American Bandstand was a US television show in the form of a dance party. Originally called ‘Bandstand’, it began in 1952 as a local Philadelphia broadcast on the ABC network affiliate WFIL-TV. When host Bob Horn was fired in 1956, the station asked Dick Clark, a Syracuse University graduate who had come to WFIL in 1952 as a news announcer, to take his place. In 1957,the show was picked up by ABC-TV for national broadcast and was renamed American Bandstand, making Clark a nationally recognized personality. Aired in the after-school, late-afternoon time slot, its simple ‘record hop’ format – with ‘ladies’ choices’, ‘spotlight dances’, a ‘record revue’ segment and ‘lip-synced’ live performances – delighted millions of teenagers, who used the show to learn new dances, and spawned countless local variants in the process. The standout American Bandstand ‘regulars’ were popular enough to become minor celebrities in their own right.

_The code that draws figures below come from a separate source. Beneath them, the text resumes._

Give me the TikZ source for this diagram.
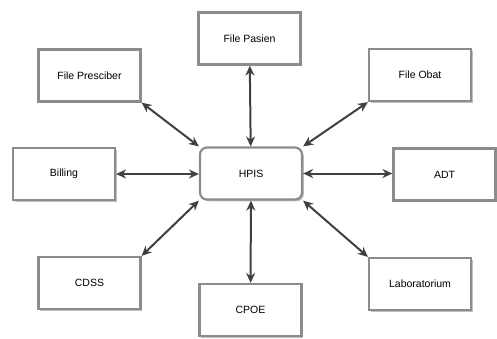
\documentclass[tikz,border=0pt]{standalone}
\usepackage{fontspec}
\setmainfont{Liberation Sans}
\usetikzlibrary{arrows.meta,shadows}
\tikzset{
  box/.style={draw=gray!90,line width=2.2pt,fill=white,minimum width=102pt,minimum height=52pt,
    inner sep=0pt,font=\fontsize{10.5}{12}\selectfont,
    drop shadow={shadow xshift=1.8pt,shadow yshift=-1.8pt,fill=gray!50,opacity=1}},
  hub/.style={box,rounded corners=7pt},
  link/.style={draw=black!75,line width=2pt,{Stealth[length=10pt,width=9pt]}-{Stealth[length=10pt,width=9pt]}}
}
\begin{document}
\begin{tikzpicture}[x=1pt,y=-1pt]
\useasboundingbox(0,0)rectangle(497,338);
%nodes
\node[hub](hpis)at(251,173.5){HPIS};
\node[box](pasien)at(249.5,38.5){File Pasien};
\node[box](presc)at(89.5,75.5){File Presciber};
\node[box](obat)at(420,75){File Obat};
\node[box](billing)at(64,174){Billing};
\node[box](adt)at(444.5,174.5){ADT};
\node[box](cdss)at(89.5,283){CDSS};
\node[box](lab)at(420,284){Laboratorium};
\node[box](cpoe)at(250.5,310){CPOE};
%links
\draw[link](pasien)--(hpis);
\draw[link](hpis)--(cpoe);
\draw[link](billing)--(billing-|hpis.west);
\draw[link](hpis.east)--(hpis-|adt.west);
\draw[link](presc.south east)--(hpis.north west);
\draw[link](cdss.north east)--(hpis.south west);
\draw[link](obat.south west)--(hpis.north east);
\draw[link](lab.north west)--(hpis.south east);
\end{tikzpicture}
\end{document}
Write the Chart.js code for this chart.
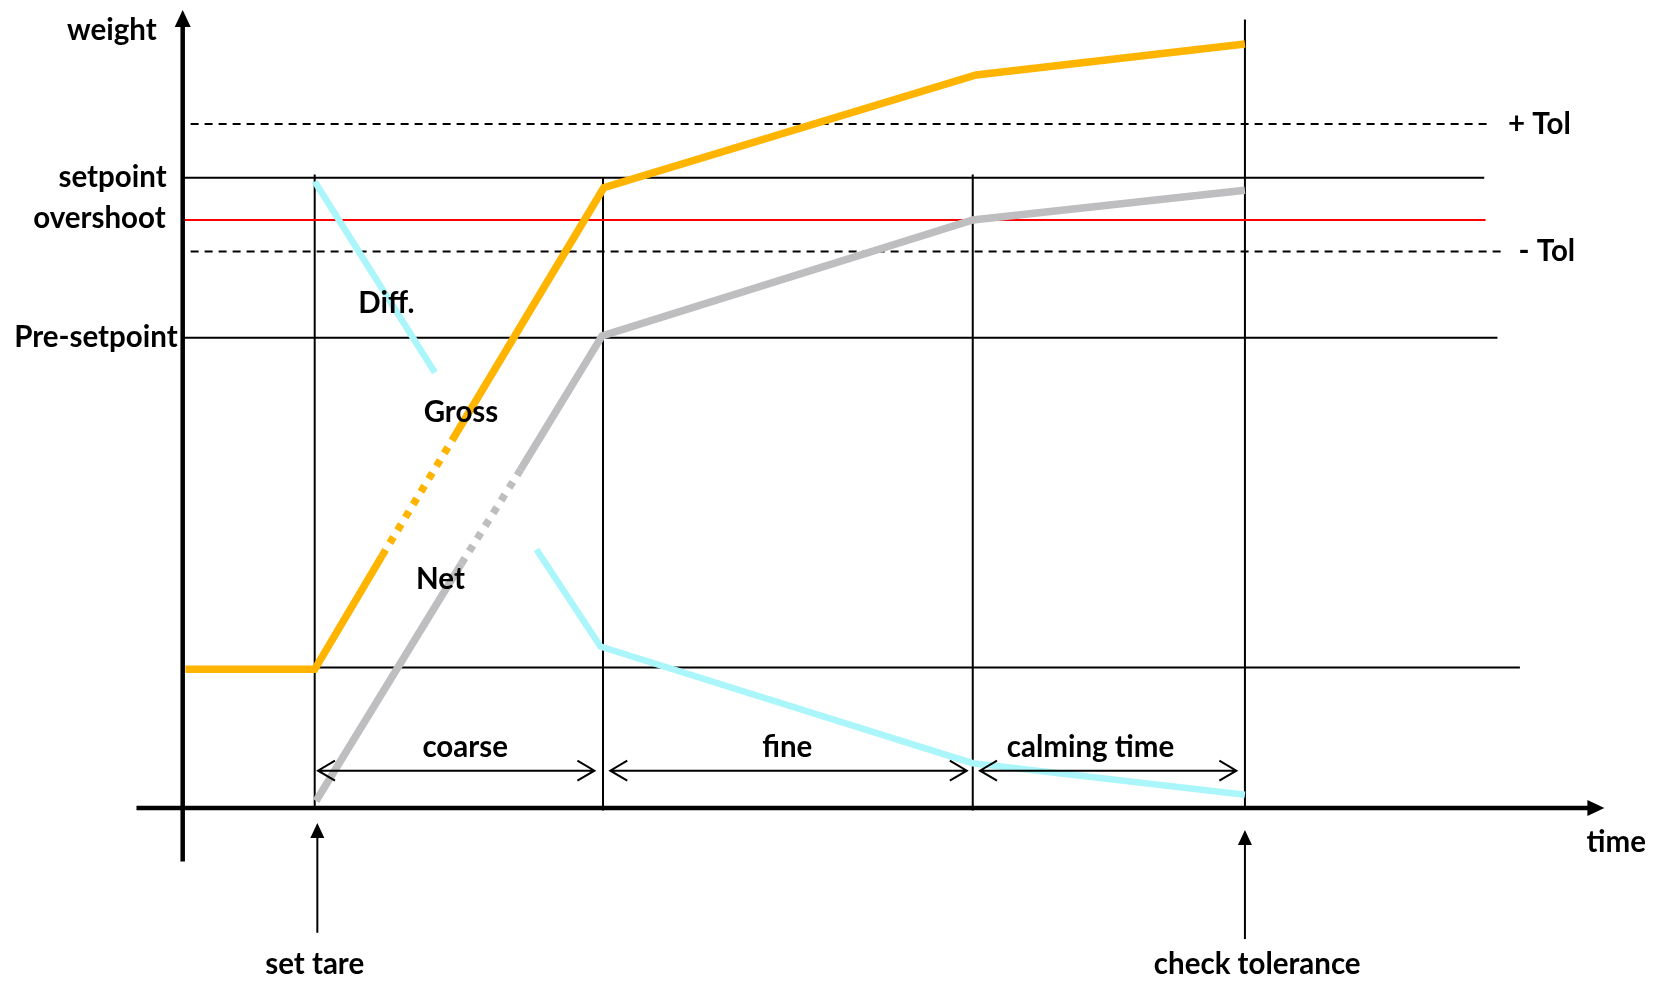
<!DOCTYPE html>
<html>
<head>
<meta charset="utf-8">
<script src="https://cdn.jsdelivr.net/npm/chart.js@4.4.1/dist/chart.umd.min.js"></script>
<style>
  html, body { margin: 0; padding: 0; background: #fff; }
  #wrap { width: 1656px; height: 983px; }
</style>
</head>
<body>
<div id="wrap"><canvas id="chart"></canvas></div>
<script>
// time in s, weight in % of setpoint
const phaseTimes = [1.0, 3.184, 5.985, 8.047];   // set tare, end coarse, end fine, check tolerance
const phaseNames = ['coarse', 'fine', 'calming time'];

const grossTime   = [0.02, 1.0, 1.51, 2.04, 3.19, 6.01, 8.047];
const grossWeight = [22.0, 22.0, 40.0, 58.3, 98.4, 116.3, 121.2];

const netTime   = [1.01, 2.11, 2.56, 3.177, 5.985, 8.047];
const netWeight = [1.1, 38.7, 53.7, 74.9, 93.3, 98.0];

const diffTime   = [1.0, 1.91, 2.68, 3.165, 5.985, 8.047];
const diffWeight = [99.4, 69.1, 41.0, 25.6, 7.1, 2.1];

const levelNames  = ['+ Tol', 'setpoint', 'overshoot', '- Tol', 'Pre-setpoint', 'tare'];
const levelValues = [108.5, 100, 93.3, 88.3, 74.6, 22.3];
const levelFrom   = [0.06, 0, 0, 0.06, 0, 1.0];
const levelTo     = [9.9, 9.86, 9.87, 10.02, 9.96, 10.13];

const toPoints = (xs, ys) => xs.map((x, i) => ({ x: x, y: ys[i] }));

const FONT = 'bold 29.5px Lato, "DejaVu Sans", sans-serif';

const datasets = [];

datasets.push({
  label: 'Gross',
  data: toPoints(grossTime, grossWeight),
  borderColor: 'rgb(255,180,0)',
  borderWidth: 7.5,
  borderJoinStyle: 'miter',
  segment: { borderDash: c => c.p0DataIndex === 2 ? [7, 8] : undefined },
  order: 1
});
datasets.push({
  label: 'Net',
  data: toPoints(netTime, netWeight),
  borderColor: 'rgb(190,190,192)',
  borderWidth: 7.5,
  borderJoinStyle: 'miter',
  segment: { borderDash: c => c.p0DataIndex === 1 ? [7, 8] : undefined },
  order: 1
});
datasets.push({
  label: 'Diff.',
  data: toPoints(diffTime, diffWeight),
  borderColor: 'rgb(170,246,250)',
  borderWidth: 6.5,
  borderJoinStyle: 'miter',
  segment: { borderColor: c => c.p0DataIndex === 1 ? 'rgba(0,0,0,0)' : undefined },
  order: 1
});

levelValues.forEach((v, i) => {
  const tol = levelNames[i].indexOf('Tol') >= 0;
  datasets.push({
    label: levelNames[i],
    data: [{ x: levelFrom[i], y: v }, { x: levelTo[i], y: v }],
    borderColor: levelNames[i] === 'overshoot' ? '#ff0000' : '#000',
    borderWidth: 2,
    borderDash: tol ? [8, 6] : [],
    order: 2
  });
});

// vertical phase lines
const phaseTop = [100.5, 100, 100.5, 125.1];
const phaseBottom = [0, -0.4, -0.4, 0];
phaseTimes.forEach((t, i) => {
  datasets.push({
    label: 'phase' + i,
    data: [{ x: t, y: phaseBottom[i] }, { x: t, y: phaseTop[i] }],
    borderColor: '#000',
    borderWidth: 2,
    order: 2
  });
});

const sketch = {
  id: 'sketch',
  afterDatasetsDraw(chart) {
    const ctx = chart.ctx;
    const sx = chart.scales.x, sy = chart.scales.y;
    const px = v => sx.getPixelForValue(v);
    const py = v => sy.getPixelForValue(v);
    const x0 = px(0), y0 = py(0);

    ctx.save();
    ctx.fillStyle = '#000';
    ctx.strokeStyle = '#000';

    // axes
    ctx.lineWidth = 4.5;
    ctx.beginPath();
    ctx.moveTo(x0, py(-8.5)); ctx.lineTo(x0, py(124));
    ctx.moveTo(px(-0.35), y0); ctx.lineTo(px(10.65), y0);
    ctx.stroke();
    const yTip = py(126.6), xTip = px(10.77);
    ctx.beginPath();
    ctx.moveTo(x0, yTip); ctx.lineTo(x0 - 8, yTip + 17); ctx.lineTo(x0 + 8, yTip + 17); ctx.closePath();
    ctx.fill();
    ctx.beginPath();
    ctx.moveTo(xTip, y0); ctx.lineTo(xTip - 17, y0 - 8); ctx.lineTo(xTip - 17, y0 + 8); ctx.closePath();
    ctx.fill();

    // dimension arrows between phases
    const yDim = py(5.92);
    const inset = 0.025;
    ctx.lineWidth = 2;
    for (let i = 0; i < phaseNames.length; i++) {
      const a = px(phaseTimes[i] + inset + (i > 0 ? 0.03 : 0));
      const b = px(phaseTimes[i + 1] - inset - (i === 1 ? 0.02 : 0.04));
      ctx.beginPath();
      ctx.moveTo(a, yDim); ctx.lineTo(b, yDim);
      ctx.moveTo(a + 17, yDim - 10); ctx.lineTo(a, yDim); ctx.lineTo(a + 17, yDim + 10);
      ctx.moveTo(b - 17, yDim - 10); ctx.lineTo(b, yDim); ctx.lineTo(b - 17, yDim + 10);
      ctx.stroke();
    }

    // event arrows below the time axis
    const events = [{ t: phaseTimes[0] + 0.02, tip: -2.4, end: -19.8 }, { t: phaseTimes[3], tip: -3.5, end: -20.8 }];
    events.forEach(e => {
      const x = px(e.t), yt = py(e.tip);
      ctx.beginPath();
      ctx.moveTo(x, yt + 10); ctx.lineTo(x, py(e.end));
      ctx.stroke();
      ctx.beginPath();
      ctx.moveTo(x, yt); ctx.lineTo(x - 7, yt + 15); ctx.lineTo(x + 7, yt + 15); ctx.closePath();
      ctx.fill();
    });

    // text
    ctx.font = FONT;
    ctx.textBaseline = 'middle';
    ctx.textAlign = 'right';
    ctx.fillText('weight', x0 - 26, py(123.3));
    ctx.fillText('setpoint', x0 - 16, py(levelValues[1]));
    ctx.fillText('overshoot', x0 - 17, py(levelValues[2]) - 1);
    ctx.fillText('Pre-setpoint', x0 - 5, py(levelValues[4]));

    ctx.textAlign = 'left';
    ctx.fillText(levelNames[0], px(10.04), py(levelValues[0]));
    ctx.fillText(levelNames[3], px(10.12), py(levelValues[3]));
    ctx.fillText('Diff.', px(1.33), py(80.1));

    ctx.textAlign = 'center';
    ctx.fillText('Gross', px(2.108), py(62.8));
    ctx.fillText('Net', px(1.953), py(36.2));
    const labelX = [2.14, 4.58, 6.877];
    phaseNames.forEach((n, i) => ctx.fillText(n, px(labelX[i]), py(9.6)));
    ctx.fillText('time', px(10.86), py(-5.4));
    ctx.fillText('set tare', px(1.0), py(-24.9));
    ctx.fillText('check tolerance', px(8.14), py(-24.9));
    ctx.restore();
  }
};

new Chart(document.getElementById('chart'), {
  type: 'scatter',
  data: { datasets: datasets.map(d => Object.assign({ showLine: true, pointRadius: 0, borderCapStyle: 'butt', fill: false }, d)) },
  options: {
    responsive: true,
    maintainAspectRatio: false,
    animation: false,
    layout: { padding: 0 },
    plugins: { legend: { display: false }, tooltip: { enabled: false } },
    scales: {
      x: { type: 'linear', display: false, min: -1.384, max: 11.161 },
      y: { type: 'linear', display: false, min: -27.77, max: 128.19 }
    }
  },
  plugins: [sketch]
});
</script>
</body>
</html>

By the end of the decade, American Bandstand was being carried by 101 affiliates to 20 million teenagers, bringing in $12 million in annual revenues. Clark was financially involved in 33 music-related corporations, including three record companies, a management firm and a pressing plant. His publishing company held copyright on 162 songs, many of which he helped to popularize on his show.

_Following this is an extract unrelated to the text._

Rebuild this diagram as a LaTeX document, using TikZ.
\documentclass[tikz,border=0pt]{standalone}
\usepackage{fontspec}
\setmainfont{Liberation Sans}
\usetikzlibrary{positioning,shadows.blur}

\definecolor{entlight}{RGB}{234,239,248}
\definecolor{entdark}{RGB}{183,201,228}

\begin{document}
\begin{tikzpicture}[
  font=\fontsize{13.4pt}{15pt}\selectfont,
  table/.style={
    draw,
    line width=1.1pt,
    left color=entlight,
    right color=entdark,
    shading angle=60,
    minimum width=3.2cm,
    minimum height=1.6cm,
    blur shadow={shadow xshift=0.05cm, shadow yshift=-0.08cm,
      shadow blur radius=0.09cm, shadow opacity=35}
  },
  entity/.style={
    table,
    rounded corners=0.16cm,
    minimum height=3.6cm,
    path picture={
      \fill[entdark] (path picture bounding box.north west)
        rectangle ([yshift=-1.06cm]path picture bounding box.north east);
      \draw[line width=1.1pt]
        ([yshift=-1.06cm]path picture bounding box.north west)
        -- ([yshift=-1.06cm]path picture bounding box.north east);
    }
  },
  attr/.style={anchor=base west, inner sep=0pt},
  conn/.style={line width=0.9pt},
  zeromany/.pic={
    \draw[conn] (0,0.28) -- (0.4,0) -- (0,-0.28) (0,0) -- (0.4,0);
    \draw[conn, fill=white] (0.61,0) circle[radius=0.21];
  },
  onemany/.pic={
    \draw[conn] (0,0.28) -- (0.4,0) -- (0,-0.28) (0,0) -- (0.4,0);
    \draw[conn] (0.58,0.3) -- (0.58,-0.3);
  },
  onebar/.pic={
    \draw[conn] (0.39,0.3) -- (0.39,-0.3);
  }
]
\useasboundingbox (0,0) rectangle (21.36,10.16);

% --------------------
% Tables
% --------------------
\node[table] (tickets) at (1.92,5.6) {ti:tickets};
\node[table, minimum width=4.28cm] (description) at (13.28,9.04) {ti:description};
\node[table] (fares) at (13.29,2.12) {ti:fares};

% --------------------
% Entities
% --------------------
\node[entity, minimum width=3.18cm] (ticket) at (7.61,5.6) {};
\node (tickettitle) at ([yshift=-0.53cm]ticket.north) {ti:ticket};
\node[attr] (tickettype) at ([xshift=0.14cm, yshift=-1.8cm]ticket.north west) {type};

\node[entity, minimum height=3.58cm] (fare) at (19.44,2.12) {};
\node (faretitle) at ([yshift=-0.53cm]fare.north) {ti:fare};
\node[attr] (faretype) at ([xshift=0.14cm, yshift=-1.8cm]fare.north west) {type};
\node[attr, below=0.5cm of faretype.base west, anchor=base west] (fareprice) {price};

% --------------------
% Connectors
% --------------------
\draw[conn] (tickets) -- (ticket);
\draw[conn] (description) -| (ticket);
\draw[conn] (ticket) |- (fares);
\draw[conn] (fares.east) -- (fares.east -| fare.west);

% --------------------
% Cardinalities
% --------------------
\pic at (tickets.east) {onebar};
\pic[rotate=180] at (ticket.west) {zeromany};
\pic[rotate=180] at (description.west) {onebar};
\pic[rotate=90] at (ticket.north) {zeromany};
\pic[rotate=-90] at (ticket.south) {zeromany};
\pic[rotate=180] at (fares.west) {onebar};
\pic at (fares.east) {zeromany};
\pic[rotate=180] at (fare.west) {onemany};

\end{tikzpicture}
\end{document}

In rock ’n’ roll history, Dick Clark is often positioned opposite DJ Alan Freed as the squeaky-clean advocate of white rock against Freed’s preference for African-American sounds. Clark maintains that the characterization is inaccurate. In 1960, both Clark and Freed were summoned before the Congressional committee investigating payola. While Freed was indicted, Clark emerged unscathed. American Bandstand moved to California in the mid-1960s and continued broadcasting until 1987, but was never again the cultural force it was in the 1950s and early 1960s.

Bibliography

Clark, Dick. 1997. Dick Clark’s American Bandstand. New York: Collins Publishers.

Clark, Dick, and Robinson, Richard. 1976. Rock, Roll and Remember. New York: Crowell.

Shore, Michael, and Clark, Dick. 1985. The History of American Bandstand: From the Fifties to the Eighties. New York: Ballantine.